On Nov 6, 2010, at 10:38 AM, Mark Smith wrote:
On Fri, 5 Nov 2010 21:40:30 -0400 Marshall Eubanks <tme@americafree.tv> wrote:
On Nov 5, 2010, at 7:26 PM, Mark Smith wrote:
On Fri, 5 Nov 2010 15:32:30 -0700 "Scott Weeks" <surfer@mauigateway.com> wrote:
It's really quiet in here. So, for some Friday fun let me whap at the hornets nest and see what happens... >;-)
Who ever wrote that doesn't know what they're talking about. LISP is not the IETF's proposed solution (the IETF don't have one, the IRTF do),
Um, I would not agree. The IRTF RRG considered and is documenting a lot of things, but did not come to any consensus as to which one should be a "proposed solution."
I probably got a bit keen, I've been reading through the IRTF RRG "Recommendation for a Routing Architecture" draft which, IIRC, makes a recommendation to pursue Identifier/Locator Network Protocol rather than LISP.
That is not a consensus document - as it says To this end, this document surveys many of the proposals that were brought forward for discussion in this activity, as well as some of the subsequent analysis and the architectural recommendation of the chairs. and (Section 17) Unfortunately, the group did not reach rough consensus on a single best approach. The Chairs suggested that work continue on ILNP, but it is a stretch to characterize that as the RRG's solution, much less the IRTF's. (LISP is an IETF WG now, but with an experimental focus on its charter - "The LISP WG is NOT chartered to develop the final or standard solution for solving the routing scalability problem.") Regards Marshall
Regards, Mark.
Regards Marshall
and streaming media was seen to be one of the early applications of the Internet - these types of applications is why TCP was split out of IP, why UDP was invented, and why UDP has has a significantly different protocol number to TCP.
-------------------------------------------------------------- "NAT is your friend"
"IP doesn’t handle addressing or multi-homing well at all"
"The IETF’s proposed solution to the multihoming problem is called LISP, for Locator/Identifier Separation Protocol. This is already running into scaling problems, and even when it works, it has a failover time on the order of thirty seconds."

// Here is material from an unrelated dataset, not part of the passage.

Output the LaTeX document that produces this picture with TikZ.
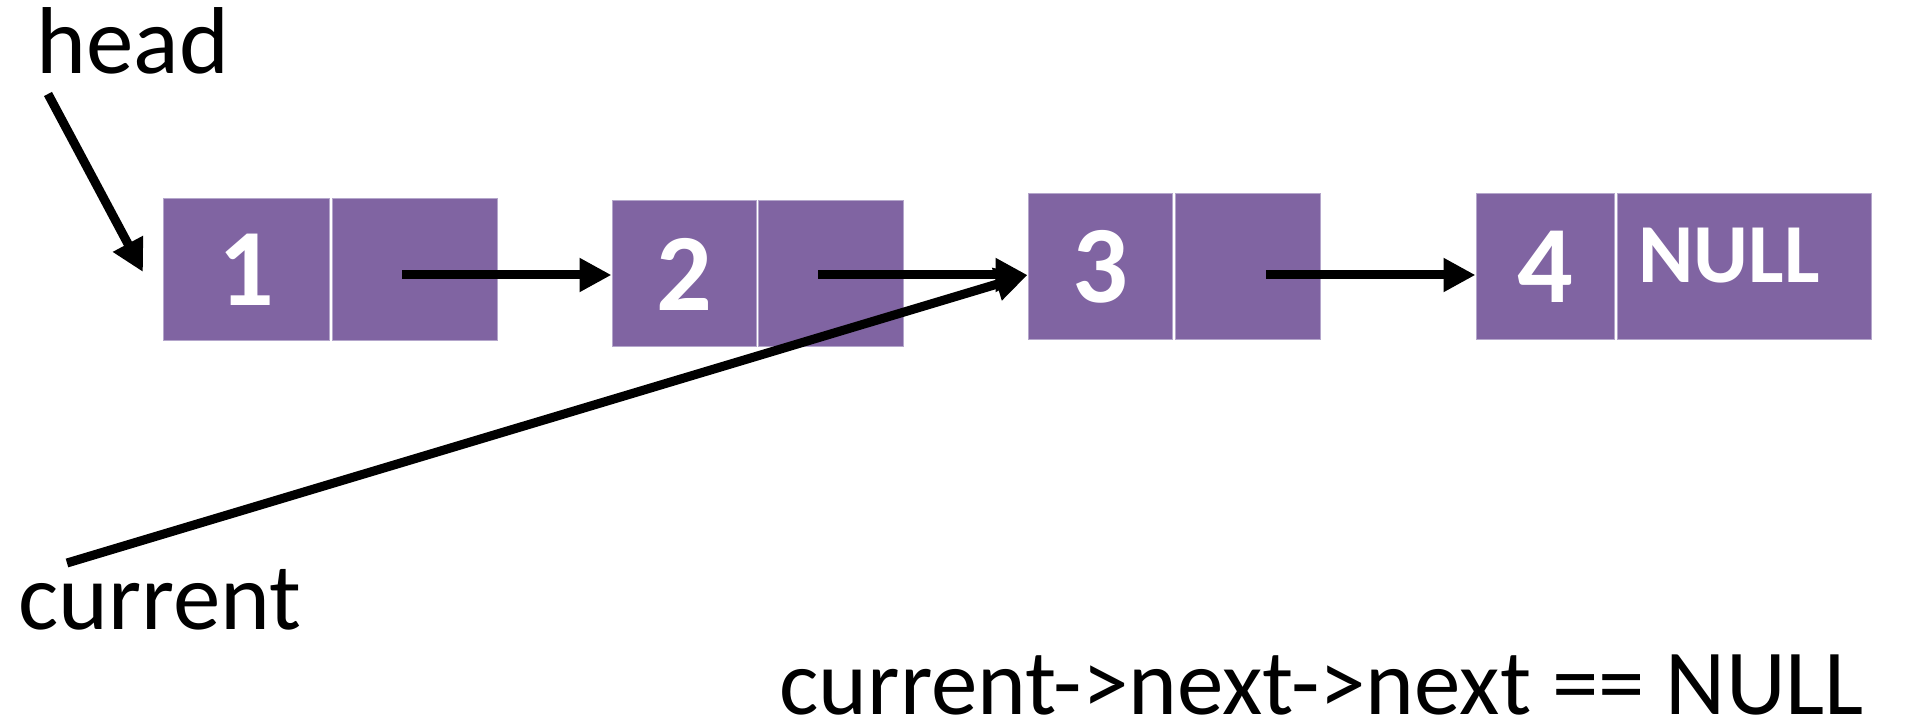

"TCP and IP were split the wrong way"
"IP lacks an addressing architecture"
"Packet switching was designed to complement, not replace, the telephone network. IP was not optimized to support streaming media, such as voice, audio broadcasting, and video; it was designed to not be the telephone network." --------------------------------------------------------------
And so, "...the first principle of our proposed new network architecture: Layers are recursive."